2017年11月4日土曜日

お布施に領収証は必要か?

当山では葬儀などのお布施に対して「ご懇志受領証」というものをお渡ししています。中にはお寺から領収証がもらえるのですかとびっくりされている方もありました。一般的な慣習から云いますと、お渡ししない方が多いのではないかと思います。私もいままで、施主の方から領収証を下さいと言われたことはありません。また、「ご懇志受領証」を出していると云っても、年回の法要や宅参りでいただくお布施全部に出している訳でもありません。ほとんど葬儀の場合だけと言ってもいいと思います。
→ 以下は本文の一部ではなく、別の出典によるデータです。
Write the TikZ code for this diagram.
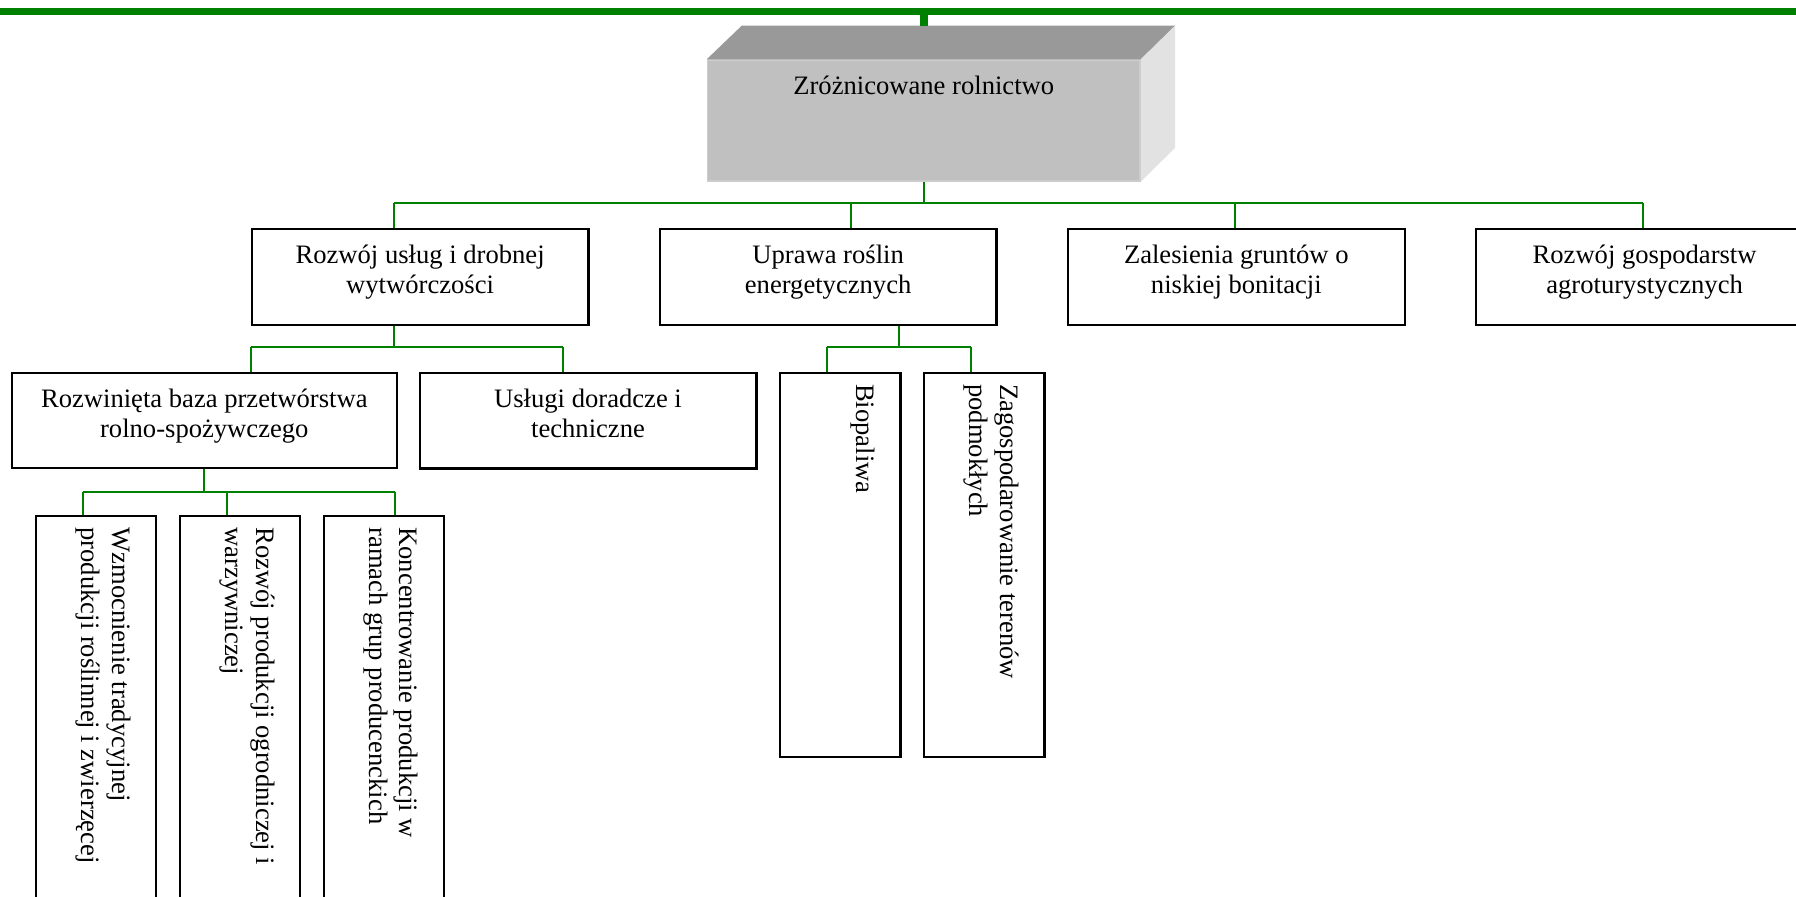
\documentclass[tikz,border=0pt]{standalone}
\usepackage{fontspec}
\setmainfont{Liberation Serif}
\usepackage{tikz}
\newlength\px
\setlength\px{0.451pt}
\definecolor{linkgreen}{RGB}{0,128,0}
\definecolor{frontgray}{RGB}{192,192,192}
\definecolor{topgray}{RGB}{153,153,153}
\definecolor{sidegray}{RGB}{226,226,226}

\begin{document}
\begin{tikzpicture}[x=0.451pt,y=-0.451pt,
  box/.style={draw=black,line width=1pt,fill=white,inner sep=0pt,anchor=north west},
  boxsize/.style 2 args={minimum width=#1*\px,minimum height=#2*\px},
  txt/.style={anchor=north,align=center,inner sep=0pt,font=\fontsize{12}{13.8}\selectfont},
  rtxt/.style={rotate=-90,anchor=north west,align=left,inner sep=0pt,font=\fontsize{12}{13.8}\selectfont},
  link/.style={draw=linkgreen,line width=0.9pt},
  rail/.style={draw=linkgreen,line width=3.6pt}]
 \useasboundingbox (0,0) rectangle (1796,897);
 \clip (0,0) rectangle (1796,897);

 \coordinate (railL) at (-10,11.5);
 \coordinate (railR) at (1806,11.5);
 \draw[rail] (railL) -- (railR);

 \node[box,draw=gray!40,line width=0.8pt,fill=frontgray,boxsize={432.3}{120.7}] (rolnictwo) at (706.7,59.3) {};
 \fill[topgray] (rolnictwo.north west) -- ++(35,-33.6) -- ([shift={(34.3,-33.6)}]rolnictwo.north east) -- (rolnictwo.north east) -- cycle;
 \fill[sidegray] (rolnictwo.north east) -- ++(34.3,-33.6) -- ([shift={(34.3,-34)}]rolnictwo.south east) -- (rolnictwo.south east) -- cycle;
 \draw[rail] (rolnictwo.north |- railL) -- ([shift={(0,-33.6)}]rolnictwo.north);
 \node[txt] at ([yshift=-6.1pt]rolnictwo.north) {\strut Zróżnicowane rolnictwo};

 \node[box,boxsize={336.6}{96.3}] (uslugi) at (250.7,227.7) {};
 \node[box,boxsize={336.6}{96.3}] (uprawa) at (658.7,227.7) {};
 \node[box,boxsize={337}{96.3}] (zalesienia) at (1066.7,227.7) {};
 \node[box,boxsize={337}{96.3}] (agro) at (1475,227.7) {};
 \node[txt] at ([yshift=-6.1pt]uslugi.north) {\strut Rozwój usług i drobnej\\wytwórczości};
 \node[txt] at ([yshift=-6.1pt]uprawa.north) {\strut Uprawa roślin\\energetycznych};
 \node[txt] at ([yshift=-6.1pt]zalesienia.north) {\strut Zalesienia gruntów o\\niskiej bonitacji};
 \node[txt] at ([yshift=-6.1pt]agro.north) {\strut Rozwój gospodarstw\\agroturystycznych};

 \node[box,boxsize={385}{95.3}] (baza) at (10.7,371.7) {};
 \node[box,boxsize={336.8}{95.6}] (doradcze) at (418.5,371.7) {};
 \node[txt] at ([yshift=-6.1pt]baza.north) {\strut Rozwinięta baza przetwórstwa\\rolno-spożywczego};
 \node[txt] at ([yshift=-6.1pt]doradcze.north) {\strut Usługi doradcze i\\techniczne};

 \node[box,boxsize={120}{400}] (tradycyjne) at (35,515) {};
 \node[box,boxsize={120}{400}] (ogrodnicze) at (179,515) {};
 \node[box,boxsize={120}{400}] (grupy) at (322.7,515) {};
 \node[rtxt] at ([shift={(-23.2,12)}]tradycyjne.north east) {\strut Wzmocnienie tradycyjnej\\produkcji roślinnej i zwierzęcej};
 \node[rtxt] at ([shift={(-23.2,12)}]ogrodnicze.north east) {\strut Rozwój produkcji ogrodniczej i\\warzywniczej};
 \node[rtxt] at ([shift={(-23.2,12)}]grupy.north east) {\strut Koncentrowanie produkcji w\\ramach grup producenckich};

 \node[box,boxsize={120.3}{384}] (biopaliwa) at (779,371.7) {};
 \node[box,boxsize={120.3}{384}] (podmokle) at (923,371.7) {};
 \node[rtxt] at ([shift={(-23.2,12)}]biopaliwa.north east) {\strut Biopaliwa};
 \node[rtxt] at ([shift={(-23.2,12)}]podmokle.north east) {\strut Zagospodarowanie terenów\\podmokłych};

 \coordinate (jA) at (394.3,203.3);
 \coordinate (jB) at (851,203.3);
 \coordinate (jC) at (1235,203.3);
 \coordinate (jD) at (1643.3,203.3);
 \draw[link] (rolnictwo.south) -- (rolnictwo.south |- jA);
 \draw[link] (jA) -- (jD);
 \foreach \j/\n in {jA/uslugi,jB/uprawa,jC/zalesienia,jD/agro}
  \draw[link] (\j) -- (\j |- \n.north);

 \coordinate (jE) at (250.7,347.3);
 \coordinate (jF) at (563.3,347.3);
 \draw[link] (jA |- uslugi.south) -- (jA |- jE);
 \draw[link] (jE) -- (jF);
 \foreach \j/\n in {jE/baza,jF/doradcze}
  \draw[link] (\j) -- (\j |- \n.north);

 \coordinate (jG1) at (82.7,491.7);
 \coordinate (jG2) at (226.7,491.7);
 \coordinate (jG3) at (395.3,491.7);
 \draw[link] (baza.south) -- (baza.south |- jG1);
 \draw[link] (jG1) -- (jG3);
 \foreach \j/\n in {jG1/tradycyjne,jG2/ogrodnicze,jG3/grupy}
  \draw[link] (\j) -- (\j |- \n.north);

 \coordinate (jB0) at (899,347.3);
 \coordinate (jH1) at (826.7,347.3);
 \coordinate (jH2) at (971,347.3);
 \draw[link] (jB0 |- uprawa.south) -- (jB0);
 \draw[link] (jH1) -- (jH2);
 \foreach \j/\n in {jH1/biopaliwa,jH2/podmokle}
  \draw[link] (\j) -- (\j |- \n.north);
\end{tikzpicture}
\end{document}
もちろん受領証の控えも残しています。
受領証を出す理由は大きく分けて二つあります。当山は宗教法人の会計をオープンにしている関係上、整合性を取るため受領書をきちんと出す方が望ましいと考えるからです。それから一般論として、喪主の中には出したお布施より過大な額を計上することがあると云うことです。
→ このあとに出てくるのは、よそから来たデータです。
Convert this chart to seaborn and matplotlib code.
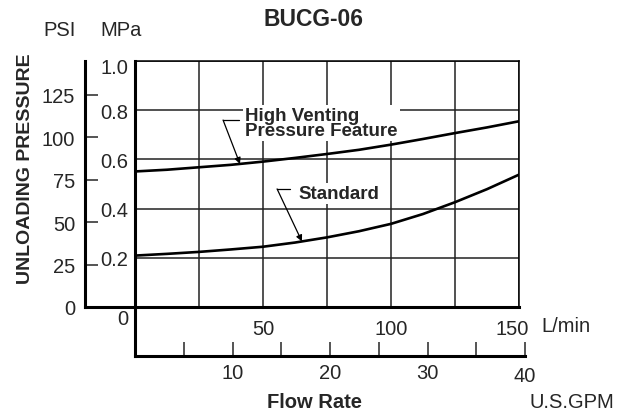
import numpy as np
import seaborn as sns
import matplotlib.pyplot as plt
from matplotlib.transforms import ScaledTranslation

# data (flow in L/min, pressure in MPa)
flow = [0, 12.5, 25, 37.5, 50, 62.5, 75, 87.5, 100, 112.5, 125, 137.5, 150]
high_venting = [0.551, 0.558, 0.568, 0.578, 0.591, 0.606, 0.622, 0.639, 0.660, 0.683, 0.707, 0.730, 0.755]
standard = [0.209, 0.216, 0.224, 0.234, 0.245, 0.262, 0.283, 0.308, 0.338, 0.378, 0.426, 0.479, 0.538]

lpm_ticks = [0, 25, 50, 75, 100, 125, 150]
lpm_labels = ["", "", "50", "", "100", "", "150"]
mpa_ticks = [0, 0.2, 0.4, 0.6, 0.8, 1.0]
mpa_labels = ["", "0.2", "0.4", "0.6", "0.8", "1.0"]
psi_ticks = [0, 25, 50, 75, 100, 125]
gpm_ticks = [0, 5, 10, 15, 20, 25, 30, 35, 40]
gpm_labels = ["", "", "10", "", "20", "", "30", "", "40"]

sns.set_style("white")
plt.rcParams["font.family"] = ["Liberation Sans", "DejaVu Sans"]

W, H = 627, 414
fig = plt.figure(figsize=(W / 100, H / 100), dpi=100)


def box(l, t, r, b):
    return [l / W, 1 - b / H, (r - l) / W, (b - t) / H]


def ftext(x, y, s, **kw):
    fig.text(x / W, 1 - y / H, s, ha=kw.pop("ha", "center"), va=kw.pop("va", "center"), **kw)


def nudge(label, dx, dy):
    # shift a tick label by a few pixels
    label.set_transform(label.get_transform() + ScaledTranslation(dx / 100, dy / 100, fig.dpi_scale_trans))


thick, thin = 2.2, 1.1
num = 14.5

# PSI scale, to the left of the main plot
psi_ax = fig.add_axes(box(85, 62, 135, 308))
psi_ax.set_facecolor("none")
psi_ax.set_ylim(0, 145.04)
psi_ax.set_yticks(psi_ticks)
psi_ax.set_xticks([])
psi_ax.tick_params(axis="y", direction="in", length=9.5, width=thin, pad=7, labelsize=num, left=True)
for side in ["top", "right"]:
    psi_ax.spines[side].set_visible(False)
for side in ["left", "bottom"]:
    psi_ax.spines[side].set_linewidth(thick)
    psi_ax.spines[side].set_color("black")

# U.S.GPM scale below the main plot
gpm_ax = fig.add_axes(box(135, 308, 525, 357))
gpm_ax.set_facecolor("none")
gpm_ax.set_xlim(0, 40)
gpm_ax.set_xticks(gpm_ticks)
gpm_ax.set_xticklabels(gpm_labels)
gpm_ax.set_yticks([])
gpm_ax.tick_params(axis="x", direction="in", length=10, width=thin, pad=5, labelsize=num, bottom=True)
for side in ["top", "right"]:
    gpm_ax.spines[side].set_visible(False)
for side in ["left", "bottom"]:
    gpm_ax.spines[side].set_linewidth(thick)
    gpm_ax.spines[side].set_color("black")
nudge(gpm_ax.get_xticklabels()[-1], 0, -3)

# main plot
ax = fig.add_axes(box(135, 62, 519, 308))
ax.set_xlim(0, 150)
ax.set_ylim(0, 1.0)
ax.set_xticks(lpm_ticks)
ax.set_xticklabels(lpm_labels)
ax.set_yticks(mpa_ticks)
ax.set_yticklabels(mpa_labels)
ax.tick_params(axis="x", length=0, pad=9, labelsize=num)
ax.tick_params(axis="y", length=0, pad=5, labelsize=num)
ax.grid(True, color="#222222", lw=thin)
for side in ["left", "bottom"]:
    ax.spines[side].set_linewidth(thick)
for side in ["top", "right"]:
    ax.spines[side].set_linewidth(thin)
for sp in ax.spines.values():
    sp.set_color("black")
    sp.set_zorder(3)
nudge(ax.get_xticklabels()[-1], -7, 0)
nudge(ax.get_yticklabels()[-1], 0, -4)

sns.lineplot(x=flow, y=high_venting, ax=ax, color="black", lw=1.9, zorder=4)
sns.lineplot(x=flow, y=standard, ax=ax, color="black", lw=1.9, zorder=4)

lbl = dict(fontsize=13.5, fontweight="bold", ha="left", va="center", zorder=5,
           bbox=dict(facecolor="white", edgecolor="none", pad=1.5))
ax.text(43.0, 0.748, "High Venting\nPressure Feature", linespacing=0.9, **lbl)
ax.text(63.7, 0.463, "Standard", **lbl)

arrow = dict(arrowstyle="-|>", color="black", lw=0.9, mutation_scale=9, shrinkA=0, shrinkB=0)
for corner, end, tip_x, curve in [((34.4, 0.760), 40.6, 41.0, high_venting),
                                   ((55.5, 0.480), 60.5, 65.2, standard)]:
    tip_y = np.interp(tip_x, flow, curve)
    ax.annotate("", xy=(tip_x, tip_y), xytext=corner, arrowprops=arrow, zorder=5)
    ax.plot([corner[0], end], [corner[1], corner[1]], color="black", lw=0.9, zorder=5)

# free labels
ftext(313.5, 20, "BUCG-06", fontsize=16.5, fontweight="bold")
ftext(60, 30, "PSI", fontsize=num)
ftext(121, 30, "MPa", fontsize=num)
ftext(26, 169, "UNLOADING PRESSURE", fontsize=14, fontweight="bold", rotation=90)
ftext(122.5, 320, "0", fontsize=num)
ftext(566, 327, "L/min", fontsize=num)
ftext(314.5, 403, "Flow Rate", fontsize=14.5, fontweight="bold")
ftext(572, 403, "U.S.GPM", fontsize=num)

fig.savefig("out.png", dpi=100)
まさかと思われるかも知れませんが、葬儀にかかったお金は必要経費として遺産から控除されることが認められるからです。つまりケースによっては相続税が軽減することがあるのです。お寺が受領した額と支払ったとされるお布施の額が違う場合、差額を住職が個人で受け取ったとみなされる可能性はゼロではありません。万一個人が受け取ったとみなされると、給与所得となり源泉所得税の対象となります。受領証を出すことによりそのようなことが起きるのを事前に防ぐことが出来ます。
「お布施に領収証は必要か?」という問いに答えるとするならば、世間の感覚からすれば必要ではないが、出しても邪魔になるものではないし、手間がかかるわけではないので、出しておいた方が無難であると云うことです。